Is that the best way?  I guess I would have thought some integrated amplifiers include minimal hdmi functionality, meaning they extract the audio then just pass the video through an output.  No surround sound or whatever other garbage, just extract the audio and treat it like a regular digital audio source.

post #4 of 6
Integrated amps don't include HDMI because that requires multichannel digital processing with a multichannel DAC to get the digital signal converted to analogy.

I would just go with a mid to high end AVR given that you need the digital processing for the Roku and PS4. I personally think the difference between good AVRs and integrated amps is exaggerated, and often by old audiophiles who are stuck in the 1980s. (lol)

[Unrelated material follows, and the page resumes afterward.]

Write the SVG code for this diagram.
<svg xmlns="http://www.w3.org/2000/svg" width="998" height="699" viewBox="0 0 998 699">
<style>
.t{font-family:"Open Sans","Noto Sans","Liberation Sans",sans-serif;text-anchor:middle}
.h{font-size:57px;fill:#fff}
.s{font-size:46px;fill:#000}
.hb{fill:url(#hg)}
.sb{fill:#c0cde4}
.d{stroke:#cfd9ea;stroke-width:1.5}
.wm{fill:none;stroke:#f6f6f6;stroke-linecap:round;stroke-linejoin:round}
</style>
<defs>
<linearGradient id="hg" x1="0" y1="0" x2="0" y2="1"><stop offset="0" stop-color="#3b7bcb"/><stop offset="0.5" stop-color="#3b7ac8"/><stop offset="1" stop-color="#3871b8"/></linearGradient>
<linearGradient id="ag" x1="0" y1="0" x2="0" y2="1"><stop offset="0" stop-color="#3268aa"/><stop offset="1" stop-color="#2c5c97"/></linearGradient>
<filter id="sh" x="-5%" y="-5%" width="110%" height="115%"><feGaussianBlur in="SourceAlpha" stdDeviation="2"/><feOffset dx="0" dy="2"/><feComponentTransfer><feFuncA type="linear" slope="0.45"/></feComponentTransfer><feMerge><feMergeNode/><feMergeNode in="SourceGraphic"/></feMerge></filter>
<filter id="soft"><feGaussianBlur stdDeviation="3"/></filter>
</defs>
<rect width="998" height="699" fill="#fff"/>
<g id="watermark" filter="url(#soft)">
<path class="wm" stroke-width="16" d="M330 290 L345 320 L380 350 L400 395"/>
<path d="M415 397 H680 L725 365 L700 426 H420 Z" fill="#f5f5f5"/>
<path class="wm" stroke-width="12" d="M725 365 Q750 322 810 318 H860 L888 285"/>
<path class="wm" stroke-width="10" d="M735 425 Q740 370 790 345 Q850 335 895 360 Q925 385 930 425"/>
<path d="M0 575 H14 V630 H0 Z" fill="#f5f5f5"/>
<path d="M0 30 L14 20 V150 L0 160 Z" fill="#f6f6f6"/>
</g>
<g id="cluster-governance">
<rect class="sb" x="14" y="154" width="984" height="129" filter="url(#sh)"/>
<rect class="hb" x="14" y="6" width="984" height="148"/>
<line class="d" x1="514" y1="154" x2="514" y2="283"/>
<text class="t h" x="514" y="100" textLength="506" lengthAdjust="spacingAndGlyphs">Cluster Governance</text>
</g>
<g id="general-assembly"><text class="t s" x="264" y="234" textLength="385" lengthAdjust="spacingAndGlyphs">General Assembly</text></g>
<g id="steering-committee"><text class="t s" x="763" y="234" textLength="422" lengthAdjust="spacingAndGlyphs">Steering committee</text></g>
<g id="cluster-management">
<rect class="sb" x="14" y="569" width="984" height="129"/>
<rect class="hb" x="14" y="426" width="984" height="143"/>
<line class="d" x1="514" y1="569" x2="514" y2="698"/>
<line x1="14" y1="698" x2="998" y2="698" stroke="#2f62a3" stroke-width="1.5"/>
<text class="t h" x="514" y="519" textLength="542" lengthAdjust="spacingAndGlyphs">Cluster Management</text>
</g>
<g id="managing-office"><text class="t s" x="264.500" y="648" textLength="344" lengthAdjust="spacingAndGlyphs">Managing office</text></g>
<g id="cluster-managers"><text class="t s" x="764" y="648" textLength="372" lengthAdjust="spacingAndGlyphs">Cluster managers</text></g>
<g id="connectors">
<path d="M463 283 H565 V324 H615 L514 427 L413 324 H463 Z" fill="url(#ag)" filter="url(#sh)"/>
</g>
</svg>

The amplifiers in good AVRs measure very well, and you can always use the AVR in a pure/direct mode (bypass the digital processing completely) when using analog sources. For instance, look at the audio rating that Sound and Vision gave to the Pioneer Elite SC-71, and then check out the measurements later in the review. You are talking about minute differences between that and a $600 or $700 integrated amp (you have to spend less on the amp because you still need a pre-processor or receiver), if any real audible difference at all.

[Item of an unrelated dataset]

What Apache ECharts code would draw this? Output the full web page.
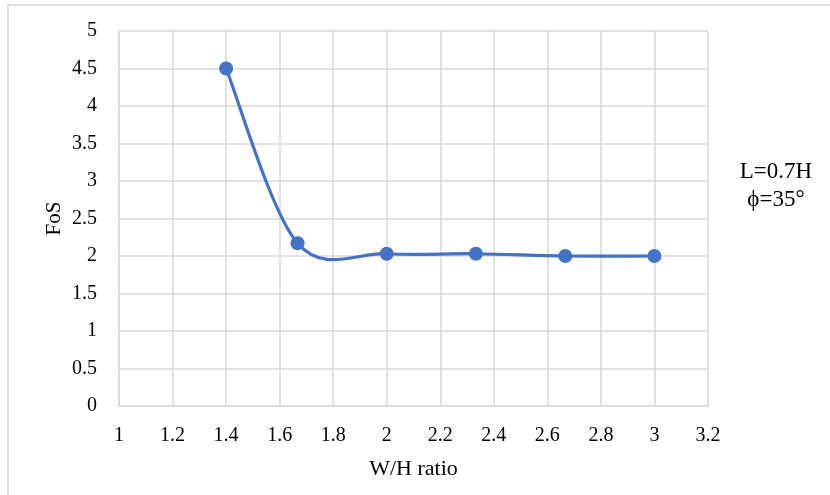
<!DOCTYPE html>
<html><head><meta charset="utf-8">
<script src="https://cdn.jsdelivr.net/npm/echarts@6/dist/echarts.min.js"></script>
<style>html,body{margin:0;padding:0;background:#fff}#c{width:830px;height:495px}</style>
</head><body><div id="c"></div>
<script>
const xValues = [1.4, 1.667, 2.0, 2.333, 2.667, 3.0];
const fosValues = [4.5, 2.17, 2.03, 2.03, 2.0, 2.0];
const xTicks = {min: 1, max: 3.2, interval: 0.2};
const yTicks = {min: 0, max: 5, interval: 0.5};
const noteLines = ['L=0.7H', 'ϕ=35°'];

const chart = echarts.init(document.getElementById('c'));
const font = '"Liberation Serif", "Times New Roman", serif';
const lineColor = '#4472C4';
const pointData = xValues.map((x, i) => [x, fosValues[i]]);

// Excel-style smoothed line: Catmull-Rom spline through the data points in pixel space
function renderSmooth(params, api) {
  if (params.dataIndex !== 0) return null;
  const p = pointData.map(d => api.coord(d));
  const n = p.length;
  const children = [];
  for (let i = 0; i < n - 1; i++) {
    const p0 = p[Math.max(i - 1, 0)], p1 = p[i], p2 = p[i + 1], p3 = p[Math.min(i + 2, n - 1)];
    children.push({
      type: 'bezierCurve',
      shape: {
        x1: p1[0], y1: p1[1], x2: p2[0], y2: p2[1],
        cpx1: p1[0] + (p2[0] - p0[0]) / 6, cpy1: p1[1] + (p2[1] - p0[1]) / 6,
        cpx2: p2[0] - (p3[0] - p1[0]) / 6, cpy2: p2[1] - (p3[1] - p1[1]) / 6
      },
      style: {stroke: lineColor, lineWidth: 3.2, fill: null, lineCap: 'round', lineJoin: 'round'}
    });
  }
  return {type: 'group', children};
}

chart.setOption({
  animation: false,
  graphic: [
    {type: 'rect', shape: {x: 8, y: 5, width: 830, height: 495}, style: {fill: 'none', stroke: '#d9d9d9', lineWidth: 1.5}},
    {type: 'text', style: {x: 776, y: 183, text: noteLines[0], font: '23px ' + font, fill: '#000', textAlign: 'center', textVerticalAlign: 'bottom'}},
    {type: 'text', style: {x: 776, y: 211, text: noteLines[1], font: '23px ' + font, fill: '#000', textAlign: 'center', textVerticalAlign: 'bottom'}}
  ],
  grid: {left: 119, right: 122, top: 31, bottom: 89},
  xAxis: {
    type: 'value', min: xTicks.min, max: xTicks.max, interval: xTicks.interval,
    name: 'W/H ratio', nameLocation: 'middle', nameGap: 52,
    nameTextStyle: {fontFamily: font, fontSize: 22, color: '#000'},
    axisLine: {show: true, lineStyle: {color: '#d9d9d9', width: 1.5}},
    axisTick: {show: false},
    splitLine: {show: true, lineStyle: {color: '#d9d9d9', width: 1.5}},
    axisLabel: {fontFamily: font, fontSize: 20, color: '#000', margin: 20,
      formatter: v => String(Math.round(v * 10) / 10)}
  },
  yAxis: {
    type: 'value', min: yTicks.min, max: yTicks.max, interval: yTicks.interval,
    name: 'FoS', nameLocation: 'middle', nameGap: 54, nameMoveOverlap: false,
    nameTextStyle: {fontFamily: font, fontSize: 21, color: '#000'},
    axisLine: {show: true, lineStyle: {color: '#d9d9d9', width: 1.5}},
    axisTick: {show: false},
    splitLine: {show: true, lineStyle: {color: '#d9d9d9', width: 1.5}},
    axisLabel: {fontFamily: font, fontSize: 20, color: '#000', margin: 22,
      formatter: v => String(Math.round(v * 10) / 10)}
  },
  series: [
    {type: 'custom', renderItem: renderSmooth, data: pointData, z: 2, silent: true},
    {type: 'scatter', data: pointData, symbol: 'circle', symbolSize: 14, z: 3,
      itemStyle: {color: lineColor, opacity: 1}}
  ]
});
</script></body></html>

Plus, for gaming and movies, I would think you would want a good sub to pair up with LS50s, and AVRs provide robust bass integration. Also, a good AVR will have excellent room correction software which you could try and see if you like. There are some old fuddy duddy audiophiles out there who have a lot of disdain for some of these features, but there are a lot of us in the newer generation who feel that they work very, very well smily_headphones1.gif
post #5 of 6
Thread Starter 

What if I just bought a relatively cheap Denon, like

http://www.amazon.com/Denon-AVR-E200-Channel-Through-Receiver/dp/B00B7X2OW6/ref=sr_1_6?ie=UTF8&qid=1399675238&sr=8-6&keywords=denon

 

Do you think that could power the speakers during TV and movies?  Then I could run an IA through the Denon if it has a passthrough line

post #6 of 6
I doubt that model has anyway to hook up an external amp. Pre-outs on receivers tend only to be on middle level or better receivers because people buying budget receivers don't hook up amps to them. LOL

Plus, I don't know why you would want to cheat out your movie watching when blurays are mastered at 96 kHz or 192 kHZ, 24 bit.

If you want to go with an AVR, what other people do is skip the integrated amp idea and get an AVR with pre-outs and attach a power amp (not integrated amp). But if you are after audiophile brand amplification, check out one of the NAD receivers. 137 watts with 2 channels drive into 8 ohms.